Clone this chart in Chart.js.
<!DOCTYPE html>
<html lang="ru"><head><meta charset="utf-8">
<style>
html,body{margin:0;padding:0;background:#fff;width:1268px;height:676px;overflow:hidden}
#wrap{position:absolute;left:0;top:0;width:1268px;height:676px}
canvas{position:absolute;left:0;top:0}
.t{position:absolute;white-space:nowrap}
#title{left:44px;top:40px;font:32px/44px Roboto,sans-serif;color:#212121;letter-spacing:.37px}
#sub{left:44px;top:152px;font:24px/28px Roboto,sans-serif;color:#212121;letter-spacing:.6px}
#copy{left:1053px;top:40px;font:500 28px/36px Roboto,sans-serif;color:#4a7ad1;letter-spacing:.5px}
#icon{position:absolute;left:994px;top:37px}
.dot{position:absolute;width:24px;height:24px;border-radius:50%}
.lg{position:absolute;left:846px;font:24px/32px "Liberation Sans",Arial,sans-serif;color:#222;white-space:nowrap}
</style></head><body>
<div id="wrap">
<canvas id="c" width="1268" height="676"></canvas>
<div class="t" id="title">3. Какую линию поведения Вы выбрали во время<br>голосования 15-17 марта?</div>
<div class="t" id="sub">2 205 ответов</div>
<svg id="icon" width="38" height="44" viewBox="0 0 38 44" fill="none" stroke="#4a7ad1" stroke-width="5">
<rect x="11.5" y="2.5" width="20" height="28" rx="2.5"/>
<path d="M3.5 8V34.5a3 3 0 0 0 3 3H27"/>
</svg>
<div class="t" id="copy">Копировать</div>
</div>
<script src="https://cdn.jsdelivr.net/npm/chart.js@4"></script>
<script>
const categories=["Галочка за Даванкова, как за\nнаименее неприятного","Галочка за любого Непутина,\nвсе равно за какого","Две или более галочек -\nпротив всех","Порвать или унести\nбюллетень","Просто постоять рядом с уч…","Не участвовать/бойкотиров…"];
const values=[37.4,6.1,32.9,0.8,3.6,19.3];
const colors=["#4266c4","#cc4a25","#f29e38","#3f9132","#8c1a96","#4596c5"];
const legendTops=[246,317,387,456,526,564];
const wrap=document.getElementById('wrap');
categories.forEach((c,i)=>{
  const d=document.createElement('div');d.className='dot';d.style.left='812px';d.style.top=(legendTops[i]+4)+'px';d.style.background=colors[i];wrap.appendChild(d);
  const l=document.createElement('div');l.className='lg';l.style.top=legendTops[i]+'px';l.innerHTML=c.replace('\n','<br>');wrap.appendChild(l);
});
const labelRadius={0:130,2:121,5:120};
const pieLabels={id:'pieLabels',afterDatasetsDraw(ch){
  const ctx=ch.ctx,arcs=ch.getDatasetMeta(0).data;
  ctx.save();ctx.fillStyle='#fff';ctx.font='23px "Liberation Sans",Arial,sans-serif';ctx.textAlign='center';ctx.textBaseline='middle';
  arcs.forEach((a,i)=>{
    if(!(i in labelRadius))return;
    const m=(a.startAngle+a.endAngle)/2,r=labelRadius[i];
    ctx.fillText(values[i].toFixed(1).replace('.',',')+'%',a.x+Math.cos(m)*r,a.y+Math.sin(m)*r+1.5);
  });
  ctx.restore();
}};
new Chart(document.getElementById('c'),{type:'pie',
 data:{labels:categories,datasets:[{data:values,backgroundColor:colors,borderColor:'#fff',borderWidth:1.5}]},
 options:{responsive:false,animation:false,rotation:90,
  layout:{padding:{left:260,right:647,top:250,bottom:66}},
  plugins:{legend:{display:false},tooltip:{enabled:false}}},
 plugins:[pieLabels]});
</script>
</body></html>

WHAT IS NEEDED -> Print all the data exactly.

THE ANSWER ->
Clone this chart in Chart.js.
<!DOCTYPE html>
<html lang="ru"><head><meta charset="utf-8">
<style>
html,body{margin:0;padding:0;background:#fff;width:1268px;height:676px;overflow:hidden}
#wrap{position:absolute;left:0;top:0;width:1268px;height:676px}
canvas{position:absolute;left:0;top:0}
.t{position:absolute;white-space:nowrap}
#title{left:44px;top:40px;font:32px/44px Roboto,sans-serif;color:#212121;letter-spacing:.37px}
#sub{left:44px;top:152px;font:24px/28px Roboto,sans-serif;color:#212121;letter-spacing:.6px}
#copy{left:1053px;top:40px;font:500 28px/36px Roboto,sans-serif;color:#4a7ad1;letter-spacing:.5px}
#icon{position:absolute;left:994px;top:37px}
.dot{position:absolute;width:24px;height:24px;border-radius:50%}
.lg{position:absolute;left:846px;font:24px/32px "Liberation Sans",Arial,sans-serif;color:#222;white-space:nowrap}
</style></head><body>
<div id="wrap">
<canvas id="c" width="1268" height="676"></canvas>
<div class="t" id="title">3. Какую линию поведения Вы выбрали во время<br>голосования 15-17 марта?</div>
<div class="t" id="sub">2 205 ответов</div>
<svg id="icon" width="38" height="44" viewBox="0 0 38 44" fill="none" stroke="#4a7ad1" stroke-width="5">
<rect x="11.5" y="2.5" width="20" height="28" rx="2.5"/>
<path d="M3.5 8V34.5a3 3 0 0 0 3 3H27"/>
</svg>
<div class="t" id="copy">Копировать</div>
</div>
<script src="https://cdn.jsdelivr.net/npm/chart.js@4"></script>
<script>
const categories=["Галочка за Даванкова, как за\nнаименее неприятного","Галочка за любого Непутина,\nвсе равно за какого","Две или более галочек -\nпротив всех","Порвать или унести\nбюллетень","Просто постоять рядом с уч…","Не участвовать/бойкотиров…"];
const values=[37.4,6.1,32.9,0.8,3.6,19.3];
const colors=["#4266c4","#cc4a25","#f29e38","#3f9132","#8c1a96","#4596c5"];
const legendTops=[246,317,387,456,526,564];
const wrap=document.getElementById('wrap');
categories.forEach((c,i)=>{
  const d=document.createElement('div');d.className='dot';d.style.left='812px';d.style.top=(legendTops[i]+4)+'px';d.style.background=colors[i];wrap.appendChild(d);
  const l=document.createElement('div');l.className='lg';l.style.top=legendTops[i]+'px';l.innerHTML=c.replace('\n','<br>');wrap.appendChild(l);
});
const labelRadius={0:130,2:121,5:120};
const pieLabels={id:'pieLabels',afterDatasetsDraw(ch){
  const ctx=ch.ctx,arcs=ch.getDatasetMeta(0).data;
  ctx.save();ctx.fillStyle='#fff';ctx.font='23px "Liberation Sans",Arial,sans-serif';ctx.textAlign='center';ctx.textBaseline='middle';
  arcs.forEach((a,i)=>{
    if(!(i in labelRadius))return;
    const m=(a.startAngle+a.endAngle)/2,r=labelRadius[i];
    ctx.fillText(values[i].toFixed(1).replace('.',',')+'%',a.x+Math.cos(m)*r,a.y+Math.sin(m)*r+1.5);
  });
  ctx.restore();
}};
new Chart(document.getElementById('c'),{type:'pie',
 data:{labels:categories,datasets:[{data:values,backgroundColor:colors,borderColor:'#fff',borderWidth:1.5}]},
 options:{responsive:false,animation:false,rotation:90,
  layout:{padding:{left:260,right:647,top:250,bottom:66}},
  plugins:{legend:{display:false},tooltip:{enabled:false}}},
 plugins:[pieLabels]});
</script>
</body></html>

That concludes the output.